§ **Task objective**
Leaving out all pictures, copy exactly the lines from the one containing "Reproduce this chart with D3.js." down to the one containing "const labelArc = d3.arc().innerRadius(radius", both of them included.

Entries with chart source code:
-------
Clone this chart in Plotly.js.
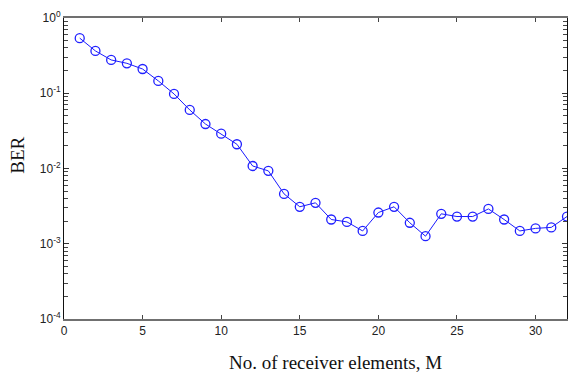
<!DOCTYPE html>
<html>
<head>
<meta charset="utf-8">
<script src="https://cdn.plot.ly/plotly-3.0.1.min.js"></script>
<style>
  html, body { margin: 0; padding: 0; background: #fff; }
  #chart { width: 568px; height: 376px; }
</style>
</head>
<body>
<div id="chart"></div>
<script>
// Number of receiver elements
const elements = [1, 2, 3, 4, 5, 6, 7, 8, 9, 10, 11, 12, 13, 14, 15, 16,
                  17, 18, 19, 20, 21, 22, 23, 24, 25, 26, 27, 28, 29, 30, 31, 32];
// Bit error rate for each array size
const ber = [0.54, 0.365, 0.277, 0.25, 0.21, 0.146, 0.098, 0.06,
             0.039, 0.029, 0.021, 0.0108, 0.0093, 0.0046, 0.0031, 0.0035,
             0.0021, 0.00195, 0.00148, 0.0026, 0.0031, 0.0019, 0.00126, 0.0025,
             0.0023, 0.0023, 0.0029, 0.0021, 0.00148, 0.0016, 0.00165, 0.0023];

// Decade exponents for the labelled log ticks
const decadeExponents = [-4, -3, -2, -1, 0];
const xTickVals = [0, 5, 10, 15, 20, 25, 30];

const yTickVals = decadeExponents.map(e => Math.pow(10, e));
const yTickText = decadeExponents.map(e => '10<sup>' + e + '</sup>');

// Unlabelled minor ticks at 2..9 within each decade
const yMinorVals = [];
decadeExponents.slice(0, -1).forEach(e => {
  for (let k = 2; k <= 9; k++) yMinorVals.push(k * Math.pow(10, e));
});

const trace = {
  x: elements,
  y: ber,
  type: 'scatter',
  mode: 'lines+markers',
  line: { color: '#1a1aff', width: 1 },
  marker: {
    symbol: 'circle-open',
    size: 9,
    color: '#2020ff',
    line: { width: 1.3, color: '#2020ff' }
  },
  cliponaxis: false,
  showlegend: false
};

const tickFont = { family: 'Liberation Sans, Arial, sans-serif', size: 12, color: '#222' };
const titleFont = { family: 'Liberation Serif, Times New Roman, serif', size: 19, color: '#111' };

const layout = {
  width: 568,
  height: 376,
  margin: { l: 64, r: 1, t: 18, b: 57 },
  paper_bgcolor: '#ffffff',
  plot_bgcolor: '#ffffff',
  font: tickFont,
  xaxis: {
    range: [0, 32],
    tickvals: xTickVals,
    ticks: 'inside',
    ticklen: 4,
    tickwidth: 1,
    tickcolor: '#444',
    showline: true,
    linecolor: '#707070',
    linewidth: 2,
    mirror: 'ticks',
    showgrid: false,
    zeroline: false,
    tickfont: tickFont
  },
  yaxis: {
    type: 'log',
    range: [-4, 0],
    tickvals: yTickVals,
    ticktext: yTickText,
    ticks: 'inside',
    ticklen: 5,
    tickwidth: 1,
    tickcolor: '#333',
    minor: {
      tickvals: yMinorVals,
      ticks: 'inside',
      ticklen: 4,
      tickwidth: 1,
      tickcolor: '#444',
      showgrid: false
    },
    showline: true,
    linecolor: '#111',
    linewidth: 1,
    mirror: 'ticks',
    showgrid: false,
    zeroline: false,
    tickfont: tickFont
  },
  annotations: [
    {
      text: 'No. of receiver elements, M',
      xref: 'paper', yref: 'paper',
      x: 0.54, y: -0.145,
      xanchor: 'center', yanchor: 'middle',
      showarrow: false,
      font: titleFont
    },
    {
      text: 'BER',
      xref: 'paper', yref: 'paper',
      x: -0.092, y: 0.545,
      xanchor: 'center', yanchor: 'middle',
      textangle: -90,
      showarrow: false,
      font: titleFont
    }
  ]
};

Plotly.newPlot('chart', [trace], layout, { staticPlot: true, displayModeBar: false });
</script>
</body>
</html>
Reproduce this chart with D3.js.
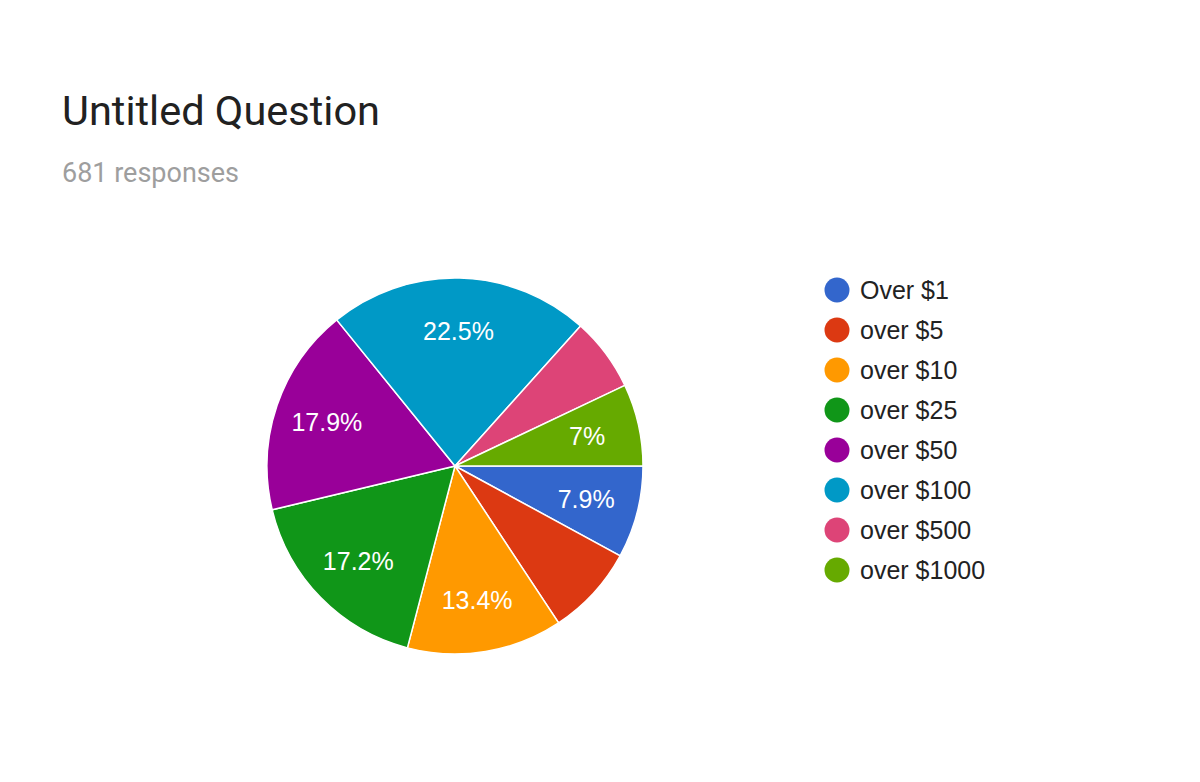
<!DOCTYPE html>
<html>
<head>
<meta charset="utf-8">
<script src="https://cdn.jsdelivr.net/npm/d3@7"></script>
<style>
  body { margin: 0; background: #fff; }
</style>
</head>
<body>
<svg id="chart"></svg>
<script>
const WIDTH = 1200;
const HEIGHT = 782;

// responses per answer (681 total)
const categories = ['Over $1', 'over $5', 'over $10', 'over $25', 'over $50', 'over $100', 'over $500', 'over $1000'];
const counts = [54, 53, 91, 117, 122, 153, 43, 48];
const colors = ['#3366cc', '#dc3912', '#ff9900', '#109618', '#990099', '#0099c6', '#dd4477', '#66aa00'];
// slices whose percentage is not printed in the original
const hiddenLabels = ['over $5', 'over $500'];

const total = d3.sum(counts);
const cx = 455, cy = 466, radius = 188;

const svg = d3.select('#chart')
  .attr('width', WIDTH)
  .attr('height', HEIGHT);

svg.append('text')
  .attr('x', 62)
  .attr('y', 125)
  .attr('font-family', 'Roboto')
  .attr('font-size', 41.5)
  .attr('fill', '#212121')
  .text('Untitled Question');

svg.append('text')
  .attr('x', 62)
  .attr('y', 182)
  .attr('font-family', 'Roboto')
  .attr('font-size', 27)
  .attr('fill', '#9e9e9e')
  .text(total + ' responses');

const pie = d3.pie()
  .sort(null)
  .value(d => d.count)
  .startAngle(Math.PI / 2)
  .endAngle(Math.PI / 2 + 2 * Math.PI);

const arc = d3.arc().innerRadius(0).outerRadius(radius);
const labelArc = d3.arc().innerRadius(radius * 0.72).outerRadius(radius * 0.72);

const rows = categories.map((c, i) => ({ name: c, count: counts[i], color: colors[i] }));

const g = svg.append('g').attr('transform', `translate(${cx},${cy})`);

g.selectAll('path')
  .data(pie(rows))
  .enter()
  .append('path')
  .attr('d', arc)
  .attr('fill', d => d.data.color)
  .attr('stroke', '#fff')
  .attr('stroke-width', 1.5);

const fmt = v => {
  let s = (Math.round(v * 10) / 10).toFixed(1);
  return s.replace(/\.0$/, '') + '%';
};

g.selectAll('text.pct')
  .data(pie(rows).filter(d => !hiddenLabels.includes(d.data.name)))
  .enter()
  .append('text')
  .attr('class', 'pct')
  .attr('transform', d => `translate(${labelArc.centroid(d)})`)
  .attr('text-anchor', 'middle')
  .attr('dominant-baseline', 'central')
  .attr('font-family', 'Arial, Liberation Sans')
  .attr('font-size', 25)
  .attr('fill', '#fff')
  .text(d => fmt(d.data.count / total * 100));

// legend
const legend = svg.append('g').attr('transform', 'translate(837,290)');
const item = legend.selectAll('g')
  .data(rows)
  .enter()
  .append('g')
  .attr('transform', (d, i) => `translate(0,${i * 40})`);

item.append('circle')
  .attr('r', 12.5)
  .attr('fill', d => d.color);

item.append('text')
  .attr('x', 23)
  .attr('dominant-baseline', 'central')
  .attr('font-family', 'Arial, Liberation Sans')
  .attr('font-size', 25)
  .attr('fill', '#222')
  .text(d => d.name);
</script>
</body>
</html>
-------
§ **Output**
Reproduce this chart with D3.js.
<!DOCTYPE html>
<html>
<head>
<meta charset="utf-8">
<script src="https://cdn.jsdelivr.net/npm/d3@7"></script>
<style>
  body { margin: 0; background: #fff; }
</style>
</head>
<body>
<svg id="chart"></svg>
<script>
const WIDTH = 1200;
const HEIGHT = 782;

// responses per answer (681 total)
const categories = ['Over $1', 'over $5', 'over $10', 'over $25', 'over $50', 'over $100', 'over $500', 'over $1000'];
const counts = [54, 53, 91, 117, 122, 153, 43, 48];
const colors = ['#3366cc', '#dc3912', '#ff9900', '#109618', '#990099', '#0099c6', '#dd4477', '#66aa00'];
// slices whose percentage is not printed in the original
const hiddenLabels = ['over $5', 'over $500'];

const total = d3.sum(counts);
const cx = 455, cy = 466, radius = 188;

const svg = d3.select('#chart')
  .attr('width', WIDTH)
  .attr('height', HEIGHT);

svg.append('text')
  .attr('x', 62)
  .attr('y', 125)
  .attr('font-family', 'Roboto')
  .attr('font-size', 41.5)
  .attr('fill', '#212121')
  .text('Untitled Question');

svg.append('text')
  .attr('x', 62)
  .attr('y', 182)
  .attr('font-family', 'Roboto')
  .attr('font-size', 27)
  .attr('fill', '#9e9e9e')
  .text(total + ' responses');

const pie = d3.pie()
  .sort(null)
  .value(d => d.count)
  .startAngle(Math.PI / 2)
  .endAngle(Math.PI / 2 + 2 * Math.PI);

const arc = d3.arc().innerRadius(0).outerRadius(radius);
const labelArc = d3.arc().innerRadius(radius * 0.72).outerRadius(radius * 0.72);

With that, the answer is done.